If the customer already has probes setup and enables replication, the pods on the secondary will fail the health checks with a 503 since Vault will seal on the secondary when replication is enabled.
Recommendation
- Update Helm chart and set readiness and liveness probes to false on the secondary cluster
-
readinessProbe:
enabled: false
path: '/v1/sys/health?standbyok=true&perfstandbyok=true'
livenessProbe:
enabled: false
path: '/v1/sys/health?standbyok=true&perfstandbyok=true'
-
- Deploy new version of Helm chart for the secondary cluster
-
helm upgrade vault hashicorp/vault -f <vault-values>.yaml
-
- Reschedule pods on the secondary cluster
-
# Run for each pod in the cluster starting with the standbys before moving to the active
kubectl delete pod <vault-pod>
-
- Unseal pods on the secondary using secondary unseal keys. This process is automatic if auto-unseal is configured.
-
kubectl exec -ti <vault-pod> -- vault operator unseal $UNSEAL_KEY
-
- Enable replication (PR or DR)
- On the primary cluster
-
vault login <token>
kubectl exec -ti <vault-pod> -- vault write -f sys/replication/<replication_type>/primary/enable
kubectl exec -ti <vault-pod> -- vault write sys/replication/<replication_type>/primary/secondary-token id="secondary" -format=json
-
- On the secondary cluster
-
vault login <token>
kubectl exec -ti <vault-pod> -- vault write sys/replication/<replication_type>/secondary/enable token=$TOKEN
-
- On the primary cluster
- Update Helm chart and set readiness and liveness probes to true on the secondary. Note: the below path will need to be modified for your environment.

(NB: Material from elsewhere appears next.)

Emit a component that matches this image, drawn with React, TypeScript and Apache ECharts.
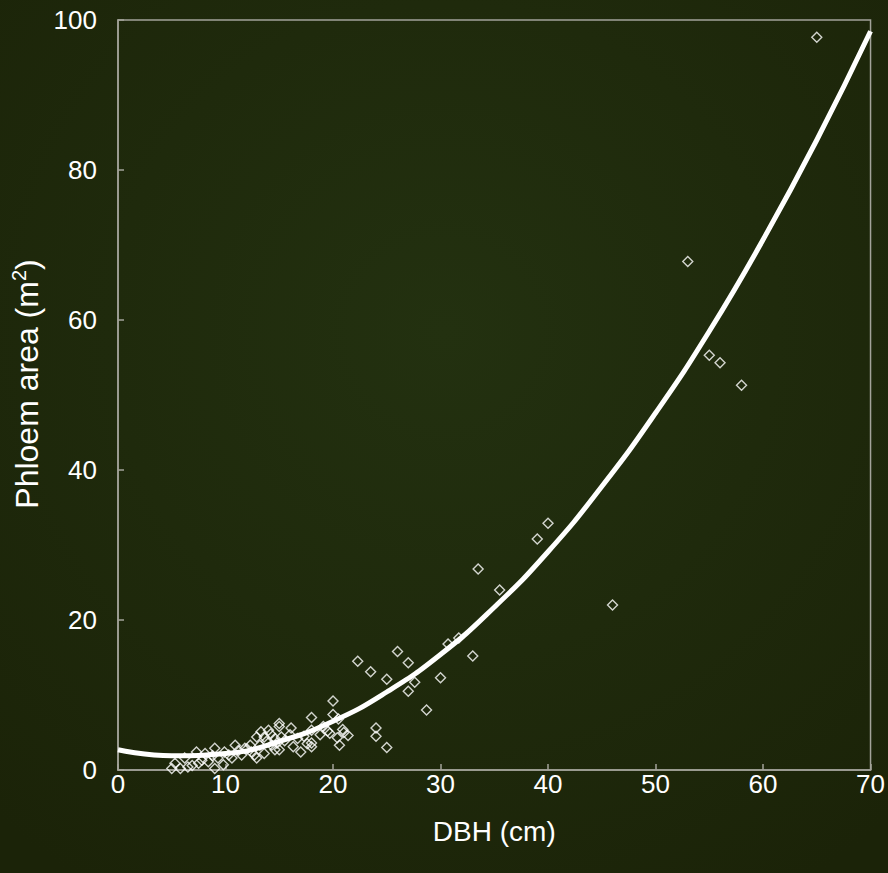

Please refer to our sys/health doc for more details
-
readinessProbe:
enabled: true
path: '/v1/sys/health?standbyok=true&perfstandbyok=true'
livenessProbe:
enabled: true
path: '/v1/sys/health?standbyok=true&perfstandbyok=true'
-
- Deploy new version of Helm chart for the secondary cluster
-
helm upgrade vault hashicorp/vault -f <vault-values>.yaml
-
- Reschedule pods on the secondary cluster
-
# Run for each pod in the cluster starting with the standbys before moving to the active
kubectl delete pod <vault-pod>
-
- Unseal pods on the secondary using primary cluster unseal keys
-
kubectl exec -ti <vault-pod> -- vault operator unseal $UNSEAL_KEY
-